If you spend an inordinate amount of time around laptops like I do, the new narrowness to the 5th-gen HP Spectre x360 13 would immediately strike you. The previous model had chunky black bezels at the top and bottom of its display, increasing the overall width of the device. HP slashed most of that unnecessary space here, leaving behind a modest bezel at the bottom of the display with the HP logo on it. The company developed a super-tiny (2.2mm) IR camera as well, so it could keep that form of Windows Hello on the shrunken top bezel.
The higher screen-to-body ratio is great to see, but HP is still using a panel with a 16:9 aspect ratio. That means a lot more scrolling than necessary, and it makes me wish that HP looked at the previous version of the Spectre x360 13 in a different way. Instead of abolishing the top and bottom bezels entirely, the company could have instead put a 3:2 aspect ratio screen on the laptop and removed any excess bezel that surrounded it. The final design wouldn’t be as narrow as this new model is, but it would have given users a more practical display.

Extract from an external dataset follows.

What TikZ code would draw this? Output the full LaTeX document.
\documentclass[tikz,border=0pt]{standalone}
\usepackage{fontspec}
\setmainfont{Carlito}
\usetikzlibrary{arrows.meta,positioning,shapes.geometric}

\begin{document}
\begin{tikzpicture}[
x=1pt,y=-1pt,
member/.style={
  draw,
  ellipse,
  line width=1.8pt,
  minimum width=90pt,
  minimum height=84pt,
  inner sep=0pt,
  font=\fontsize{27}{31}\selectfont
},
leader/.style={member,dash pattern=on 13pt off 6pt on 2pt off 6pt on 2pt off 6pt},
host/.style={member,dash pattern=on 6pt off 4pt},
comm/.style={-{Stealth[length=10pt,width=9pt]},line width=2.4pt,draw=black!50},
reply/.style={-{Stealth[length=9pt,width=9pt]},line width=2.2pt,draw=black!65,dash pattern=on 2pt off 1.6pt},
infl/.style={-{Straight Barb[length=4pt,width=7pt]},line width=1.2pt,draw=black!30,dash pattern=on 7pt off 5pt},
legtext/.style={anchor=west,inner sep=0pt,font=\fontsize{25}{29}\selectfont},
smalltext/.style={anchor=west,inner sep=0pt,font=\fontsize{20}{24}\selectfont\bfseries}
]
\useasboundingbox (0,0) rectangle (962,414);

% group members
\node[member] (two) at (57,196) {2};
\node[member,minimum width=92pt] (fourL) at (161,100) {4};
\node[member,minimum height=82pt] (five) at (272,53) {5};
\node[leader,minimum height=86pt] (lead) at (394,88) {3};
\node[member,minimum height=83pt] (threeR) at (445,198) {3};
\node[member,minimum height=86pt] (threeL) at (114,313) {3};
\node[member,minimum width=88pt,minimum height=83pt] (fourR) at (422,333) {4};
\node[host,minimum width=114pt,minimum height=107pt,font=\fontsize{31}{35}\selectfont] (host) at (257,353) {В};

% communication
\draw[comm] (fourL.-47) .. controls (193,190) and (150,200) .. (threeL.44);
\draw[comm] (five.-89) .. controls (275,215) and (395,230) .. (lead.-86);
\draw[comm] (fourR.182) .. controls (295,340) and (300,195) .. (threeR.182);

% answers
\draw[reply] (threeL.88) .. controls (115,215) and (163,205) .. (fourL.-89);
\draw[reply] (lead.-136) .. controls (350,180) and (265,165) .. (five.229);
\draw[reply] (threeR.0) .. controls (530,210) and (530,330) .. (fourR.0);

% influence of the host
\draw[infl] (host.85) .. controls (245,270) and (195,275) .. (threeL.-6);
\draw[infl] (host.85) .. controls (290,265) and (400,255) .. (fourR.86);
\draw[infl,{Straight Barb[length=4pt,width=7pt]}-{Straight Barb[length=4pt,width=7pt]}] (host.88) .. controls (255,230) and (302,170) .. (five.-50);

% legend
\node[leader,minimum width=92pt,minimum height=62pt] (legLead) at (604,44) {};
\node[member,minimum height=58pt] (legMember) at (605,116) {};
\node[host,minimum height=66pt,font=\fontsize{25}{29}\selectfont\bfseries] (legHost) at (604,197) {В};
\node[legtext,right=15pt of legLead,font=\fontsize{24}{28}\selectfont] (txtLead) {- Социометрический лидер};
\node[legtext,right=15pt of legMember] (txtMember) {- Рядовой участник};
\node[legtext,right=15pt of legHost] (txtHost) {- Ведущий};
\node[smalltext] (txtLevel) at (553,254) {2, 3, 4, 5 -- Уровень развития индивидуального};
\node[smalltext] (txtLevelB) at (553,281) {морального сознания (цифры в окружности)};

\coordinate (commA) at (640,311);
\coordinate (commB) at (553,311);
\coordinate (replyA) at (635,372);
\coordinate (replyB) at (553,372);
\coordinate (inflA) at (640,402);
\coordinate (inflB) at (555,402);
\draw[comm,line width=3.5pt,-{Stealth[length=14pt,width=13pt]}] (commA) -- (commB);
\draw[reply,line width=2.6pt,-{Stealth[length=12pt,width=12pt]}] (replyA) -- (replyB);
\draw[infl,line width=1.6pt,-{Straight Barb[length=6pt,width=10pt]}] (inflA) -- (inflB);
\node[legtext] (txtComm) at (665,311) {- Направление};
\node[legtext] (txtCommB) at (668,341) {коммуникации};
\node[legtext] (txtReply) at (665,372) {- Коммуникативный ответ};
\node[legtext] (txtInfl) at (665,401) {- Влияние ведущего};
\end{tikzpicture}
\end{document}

The display options are typical of a flagship laptop like this: there’s an FHD touchscreen, an FHD panel with HP’s SureView privacy filter, and a 4K OLED panel that will surely be enticing but will likely be overkill for most. The FHD touchscreen on my review unit was lovely to use, although it did suffer from glare when angled toward open windows and while in the pathway of direct sunlight. Only display enthusiasts and creatives will actually get practical use out of a 4K OLED panel, and they must be willing to sacrifice some battery life in order to get it.
Privacy and ports
The camera kill switch sits on the right side of the laptop, and it’s now accompanied by a mic-mute button on the keyboard. The camera switch electronically cuts off power to the webcam, so similarly to a webcam shutter, it’s a good feature to have for those who want more control over their privacy. The only bad thing about it is that the webcam and the IR camera are connected, so if you flip the kill switch, you won’t be able to use the IR camera for Windows Hello. In addition to the IR camera, passwords, and pins, though, the Spectre x360 13 also has a fingerprint reader on its right palm rest that you can use to unlock the machine.

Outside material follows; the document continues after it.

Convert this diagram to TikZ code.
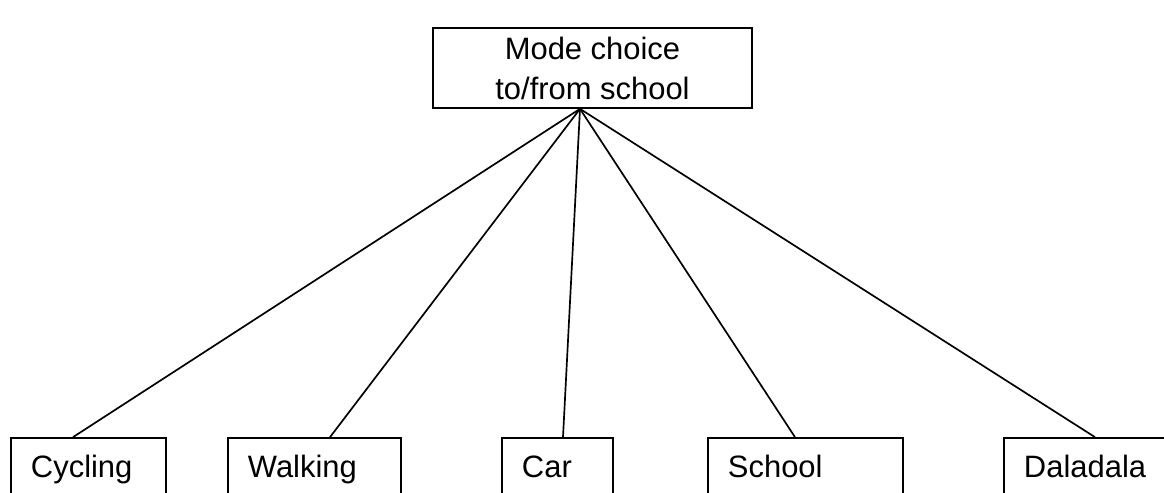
\documentclass[tikz,border=0pt]{standalone}
\usepackage{fontspec}
\setmainfont{Liberation Sans}

\begin{document}
\begin{tikzpicture}[x=0.025cm,y=-0.025cm,line width=1.2pt,
  box/.style={draw,rectangle,inner ysep=0pt,font=\fontsize{22}{28.5}\selectfont},
  leaf/.style={box,inner xsep=0.5cm,minimum height=1.6cm,text height=0.55cm,text depth=0.2cm,align=left}]
  \clip (0,0) rectangle (1164,493);

  \node[box,minimum width=7.975cm,minimum height=2cm,align=center] (mode) at (592.5,68) {Mode choice\\to/from school};

  \node[leaf,text width=2.875cm] (cyc) at (88.5,470) {Cycling};
  \node[leaf,text width=3.325cm] (walk) at (314.5,470) {Walking};
  \node[leaf,text width=1.775cm] (car) at (557.5,470) {Car};
  \node[leaf,text width=3.875cm] (school) at (805.5,470) {School};
  \node[leaf,text width=3.5cm] (dala) at (1094,470) {Daladala};

  \draw ([xshift=-0.3125cm]mode.south) -- ([xshift=-0.3875cm]cyc.north);
  \draw ([xshift=-0.3125cm]mode.south) -- ([xshift=0.3875cm]walk.north);
  \draw ([xshift=-0.3125cm]mode.south) -- ([xshift=0.1375cm]car.north);
  \draw ([xshift=-0.3125cm]mode.south) -- ([xshift=-0.2625cm]school.north);
  \draw ([xshift=-0.3125cm]mode.south) -- ([xshift=0.025cm]dala.north);
\end{tikzpicture}
\end{document}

The edges of the Spectre x360 13 are thicker than you may expect, and that’s mostly due to its gem-cut style. It’s thicker than the Dell XPS 13, but that actually helps HP’s laptop because it can fit one or two more ports than Dell’s laptop. Next to the camera kill switch is the microSD card slot and two Thunderbolt 3 ports, one on the flat edge and one on the corner (one on each side would have been preferred for convenient charging purposes, but we can’t get everything we want). The corner on the left side holds the power button, and next to that are a headphone jack and a drop-jaw USB-A port.
Dell continues to produce XPS 13s without USB-A ports, and that likely will never change. But we’re still a bit far off from USB-A being totally taken over by USB-C, so it’s useful to have on any laptop. It’s reassuring that HP didn’t try to go as thin as it possibly could on the Spectre x360 13 (like it did on the Elite Dragonfly), but, rather, the company kept a bit of heft in order to keep a valuable port on the machine.